What that evaluation found is that gifted education had become an enrichment program, disconnected from curriculum standards and the accountability those standards demand. For the most part, pupils who test into the gifted program are loaded on a bus, one day a week, skipping a day of regular school to be driven to Westmont Elementary for the Horizons program. Sometimes they even go on special field trips.
While the program might be a blast for those children, its isolation from academic standards raises understandable questions about its usefulness in a test-heavy education environment - not to mention the potential inequity of services with little accountability for their value.
Still, change is difficult. Buccafusco agrees, and to the school system's credit, these changes come only with considerable study. During that process, parents also were polled on their preferences for delivery of the gifted program. While response to the survey was disappointingly anemic, the results show more parents favor delivering gifted programs within individual schools.

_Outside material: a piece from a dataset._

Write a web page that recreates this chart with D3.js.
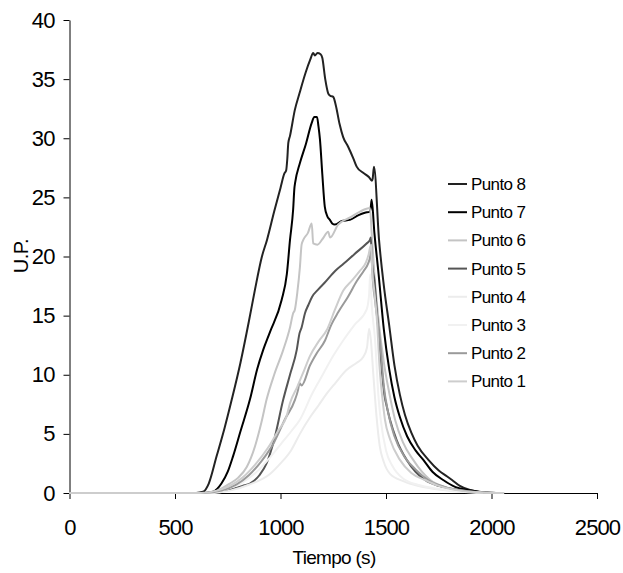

The change next year is a small step in that direction. The program content is being revamped, and will be delivered on site at four schools with the highest number of gifted students; four schools on the southern edge of the county will travel a shorter distance to a new satellite program; and the rest will continue to travel to Westmont.
This "hybrid" approach, says Superintendent Tommy Price, will give the system an opportunity to study the changes without dismantling the current program.
That makes sense. Parents of gifted children clearly want to be sure the brightest students are getting the best services available - even if, as in this case, that means shaking up the status quo.